Aminata Faye Dièye, Conseillère municipale à la Mairie de Mermoz-Sacré-Cœur, salue l’adoption du nouveau Code électoral qui est, selon elle, « une avancée majeure » pour la démocratie sénégalaise. Mais, elle souligne n’avoir pas attendu cette disposition juridique pour se lancer dans la compétition électorale. « J’avais décidé de poser ma candidature et d’être tête de liste majoritaire. L’avantage du nouveau mode d’élection des Maires est qu’il permet aux populations de connaître et de choisir leur Maire. Auparavant, les Conseillers municipaux les élisaient à leur place », souligne Mme Faye.

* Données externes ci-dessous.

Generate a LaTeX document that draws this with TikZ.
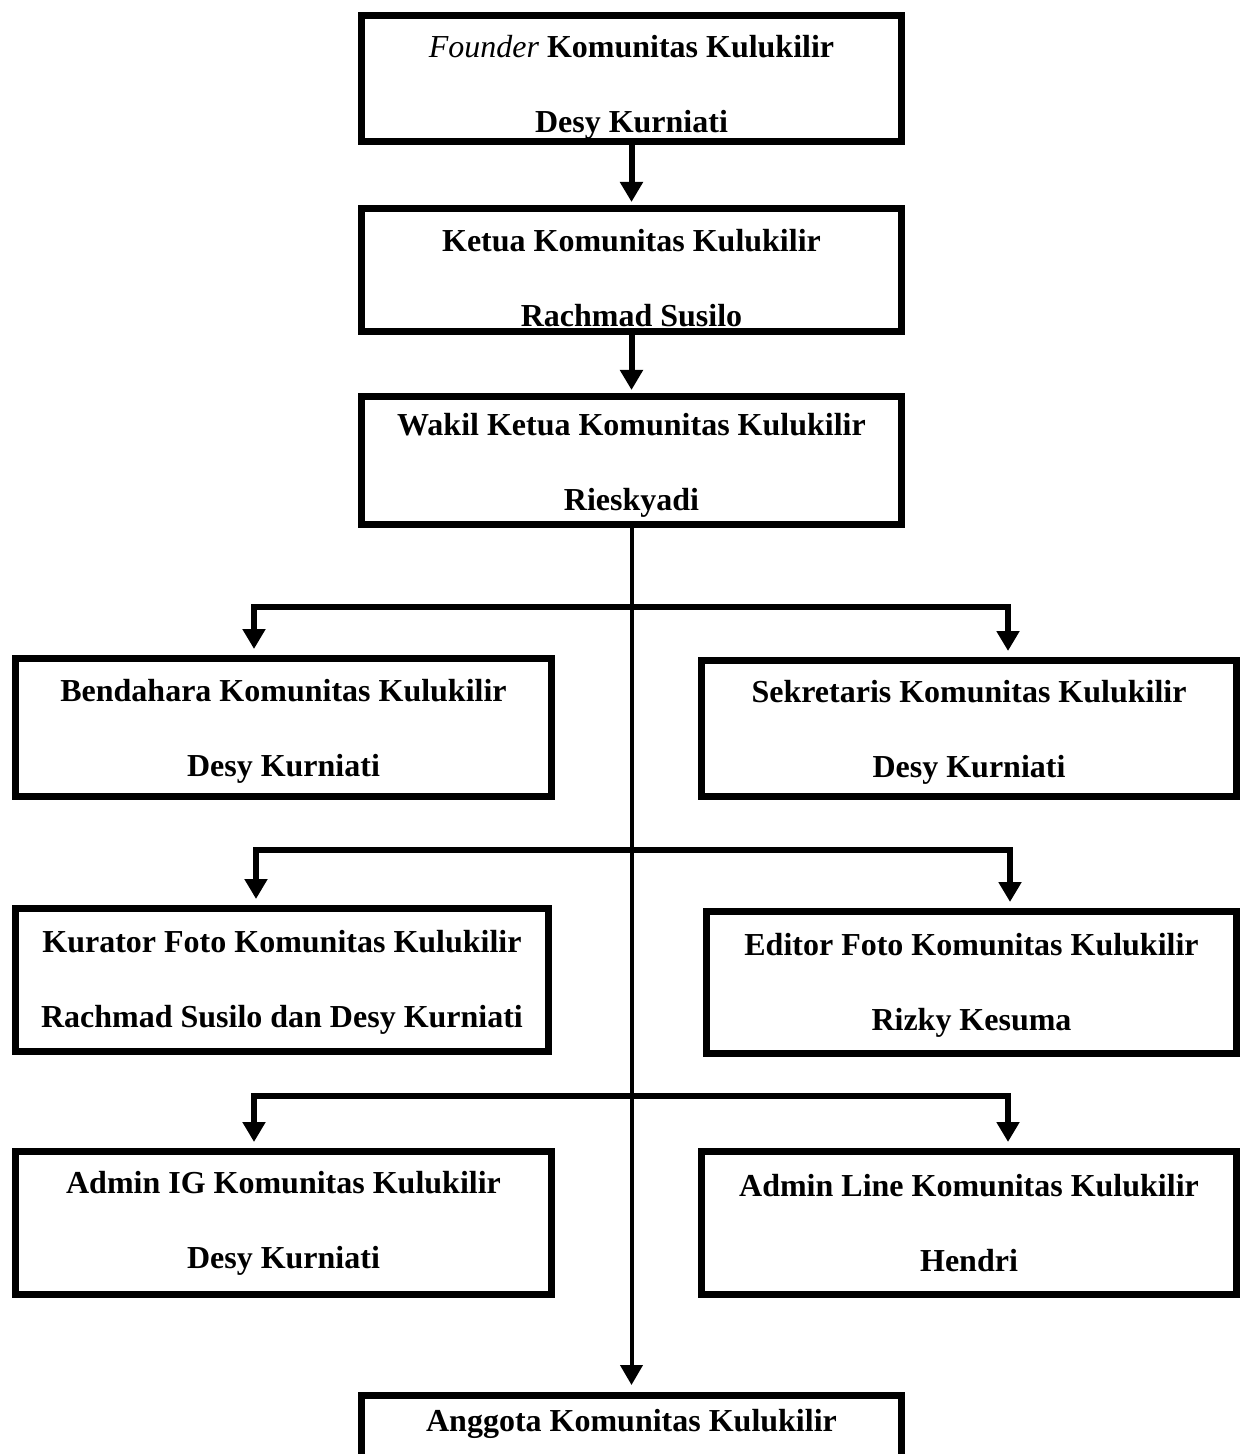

Toujours est-il que pour notre interlocutrice, les femmes ne doivent pas dormir sur leurs lauriers. « La loi est impersonnelle. Tout dépend de la bataille qu’elles vont mener pour figurer en bonne position. Il faut qu’elles cherchent à se faire une place dans les mouvements citoyens et les partis politiques. Cela ne sera pas facile, car les hommes ne laisseront jamais les femmes jouer les premiers rôles », ajoute-t-elle.
L’ancienne ministre et ancienne présidente du Conseil des femmes sénégalaises (Cosef), Hawa Dia Thiam, qui s’est toujours battue pour une meilleure représentativité des femmes partage cet avis. Elle les encourage à faire bouger les lignes malgré des acquis importants enregistrés ces dernières années grâce à la loi sur la parité. Mme Thiam les invite à redoubler d’efforts pour conquérir les villes, même si elle reconnaît que leur parcours ne sera pas lisse avec les coalitions électorales en 2022. Selon elle, cette donne peut déjouer les pronostics. « Avant l’adoption du suffrage universel direct, il arrivait que l’élection d’un Maire soit négociée ; un toilettage a été opéré avec le nouveau Code électoral. Mais, les femmes doivent poursuivre leur combat pour bien se positionner en dépit de l’émergence des coalitions électorales. Nous comptons également sur la volonté politique et la collaboration des hommes pour une meilleure représentativité des femmes en respectant la loi sur la parité », souligne Hawa Dia Thiam. C’est toute l’importance, dit-elle, des formations initiées dans l’optique de renforcer les capacités des femmes et de promouvoir une représentation qualitative dans les instances de décision. La formation est le meilleur levier sur lequel les femmes doivent s’appuyer pour opérer de grands changements en dépit de la nouvelle loi électorale.
Cependant, les femmes souhaitent que celles qui aspirent à diriger les collectivités territoriales soient compétentes et engagées. « C’est important d’impulser des changements, notamment à la base. La loi sur la parité constitue un acquis important. La liste paritaire est une condition de recevabilité des listes électorales, mais nous n’avons pas encore la moitié des femmes au niveau des instances électives. La nouvelle disposition peut donc aider », ajoute l’ancienne Ministre, par ailleurs Présidente de la plateforme « Les Femmes Debout ».
Mme Thiam pense que les femmes qui sont à des postes de responsabilité peuvent aider leurs sœurs à gravir les obstacles. « Beaucoup d’efforts ont été faits dans ce sens », reconnait-elle, invitant alors les femmes à se lancer à la conquête des villes et à faire du lobbying pour atteindre leurs objectifs.